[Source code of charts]
## START

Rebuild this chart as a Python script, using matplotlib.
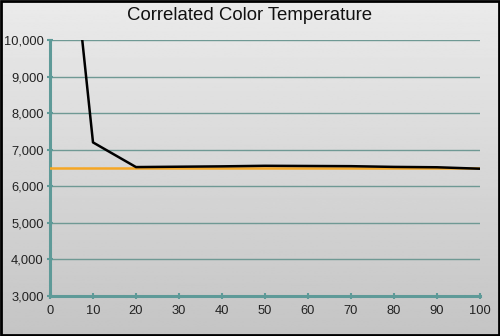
import numpy as np
import matplotlib.pyplot as plt
from matplotlib.ticker import FuncFormatter

plt.rcParams['font.family'] = ['Liberation Sans', 'DejaVu Sans']

# measured CCT per stimulus level
levels = [0, 10, 20, 30, 40, 50, 60, 70, 80, 90, 100]
cct = [18400, 7200, 6525, 6535, 6545, 6560, 6555, 6550, 6530, 6520, 6480]
target = [6500] * len(levels)

fig = plt.figure(figsize=(5, 3.36), dpi=100)

# gradient background for the whole picture
bg = fig.add_axes([0, 0, 1, 1], zorder=-1)
grad = np.linspace(0.92, 0.77, 256).reshape(-1, 1)
bg.imshow(grad, cmap='gray', vmin=0, vmax=1, aspect='auto', extent=[0, 1, 0, 1])
bg.set_axis_off()
fig.patches.append(plt.Rectangle((0.002, 0.003), 0.996, 0.994, transform=fig.transFigure,
                                 fill=False, edgecolor='black', linewidth=2))

ax = fig.add_axes([0.1, 0.119, 0.86, 0.762])
ax.patch.set_alpha(0)

grid_c = '#6f9994'
ax.plot(levels, target, color='#f5a623', linewidth=1.8, zorder=3)
ax.plot(levels, cct, color='black', linewidth=1.8, zorder=4)

ax.set_xlim(0, 100)
ax.set_ylim(3000, 10000)
ax.set_xticks(range(0, 101, 10))
ax.set_yticks(range(3000, 10001, 1000))
ax.yaxis.set_major_formatter(FuncFormatter(lambda v, p: f'{int(v):,}'))
ax.grid(axis='y', color=grid_c, linewidth=1)
for s in ['top', 'right']:
    ax.spines[s].set_visible(False)
for s in ['left', 'bottom']:
    ax.spines[s].set_color('#5e9a98')
    ax.spines[s].set_linewidth(2.2)
ax.tick_params(axis='both', colors='#5e9a98', labelcolor='#222222', labelsize=9.3,
               direction='inout', length=5, width=1.5)
ax.tick_params(axis='x', pad=4)
ax.tick_params(axis='y', pad=2)

fig.text(0.5, 0.955, 'Correlated Color Temperature', ha='center', va='center',
         fontsize=13.4, color='#111111')

fig.savefig('out.png', dpi=100)
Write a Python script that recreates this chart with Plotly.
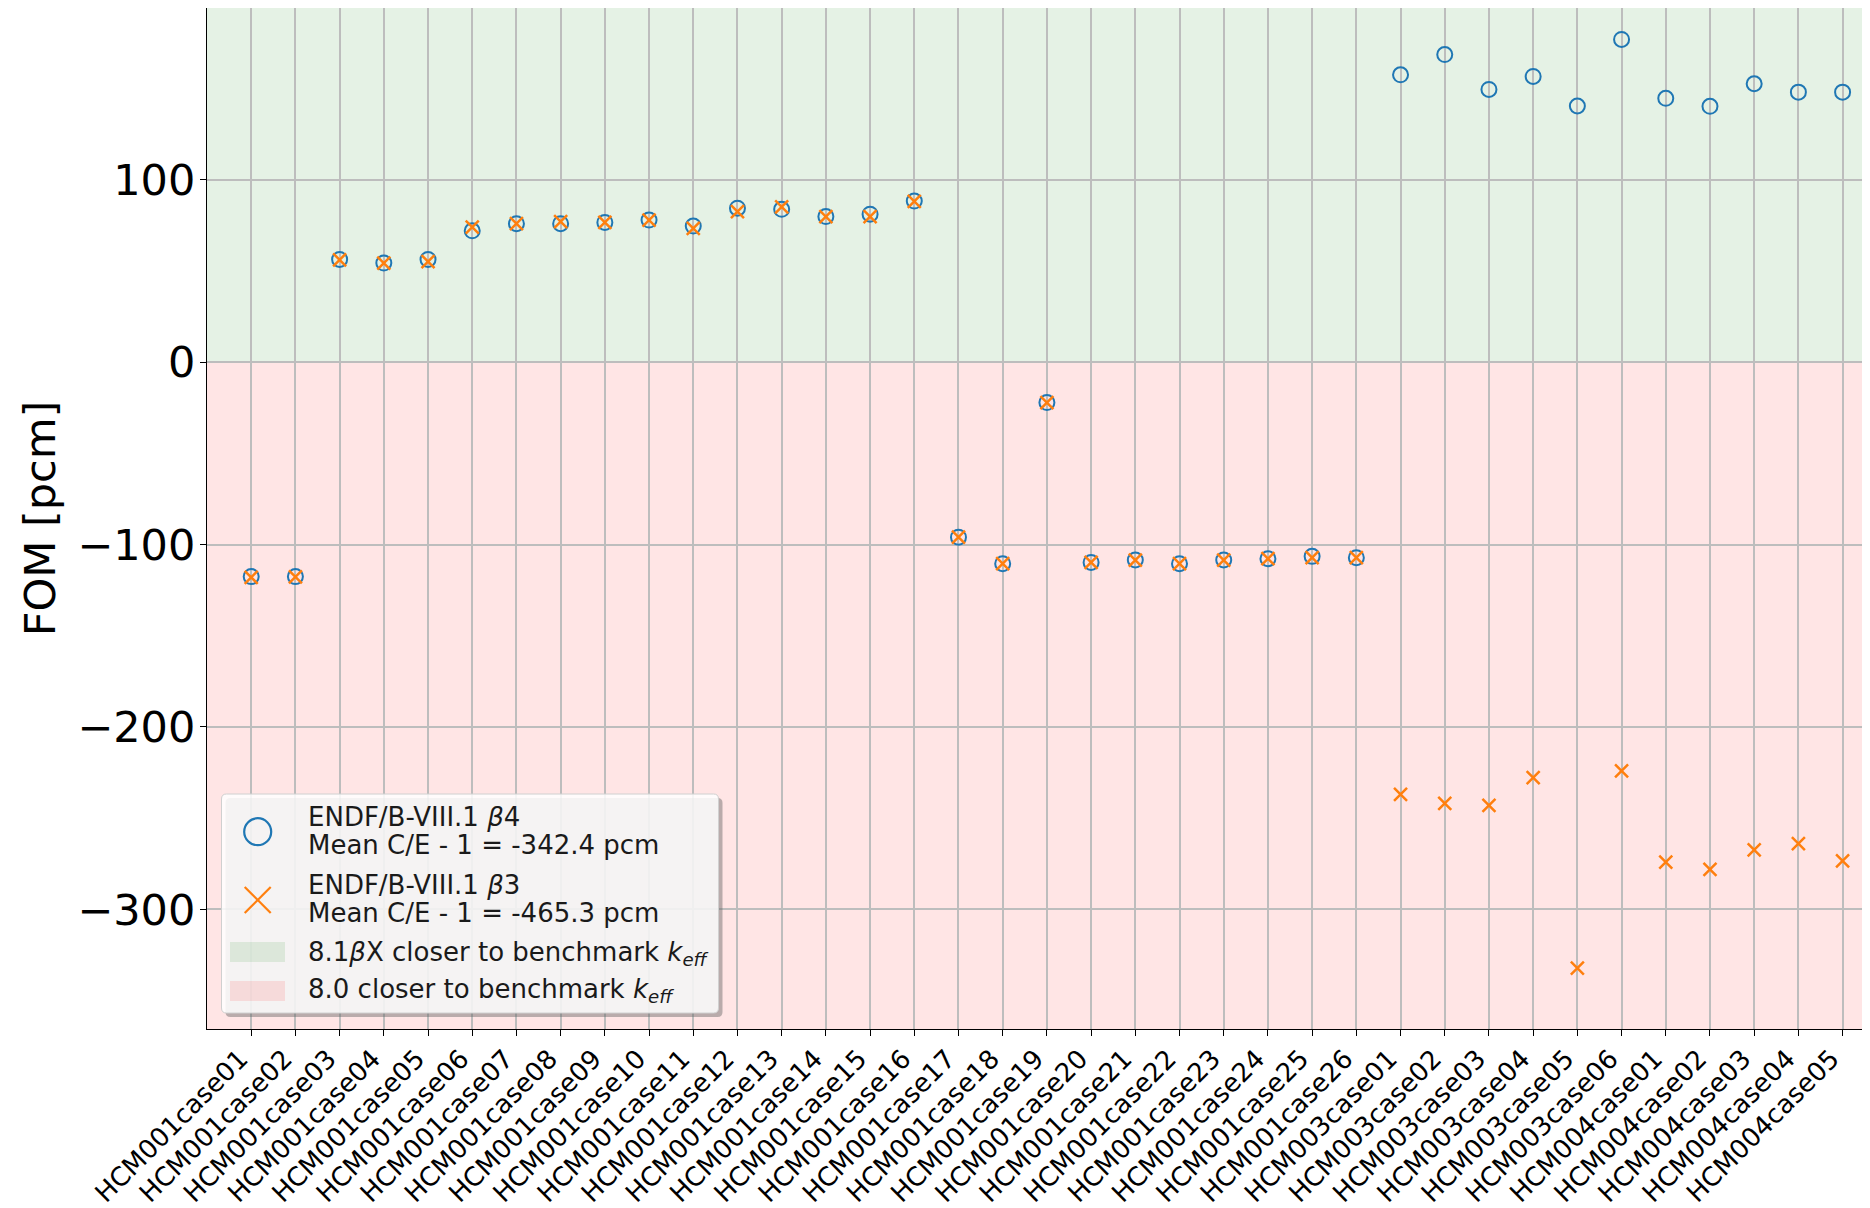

## END

Give back exactly the lines from the first line of the data through the line with "fig = plt.figure(figsize=(5, 3.36), dpi=100)", pictures excluded.

Rebuild this chart as a Python script, using matplotlib.
import numpy as np
import matplotlib.pyplot as plt
from matplotlib.ticker import FuncFormatter

plt.rcParams['font.family'] = ['Liberation Sans', 'DejaVu Sans']

# measured CCT per stimulus level
levels = [0, 10, 20, 30, 40, 50, 60, 70, 80, 90, 100]
cct = [18400, 7200, 6525, 6535, 6545, 6560, 6555, 6550, 6530, 6520, 6480]
target = [6500] * len(levels)

fig = plt.figure(figsize=(5, 3.36), dpi=100)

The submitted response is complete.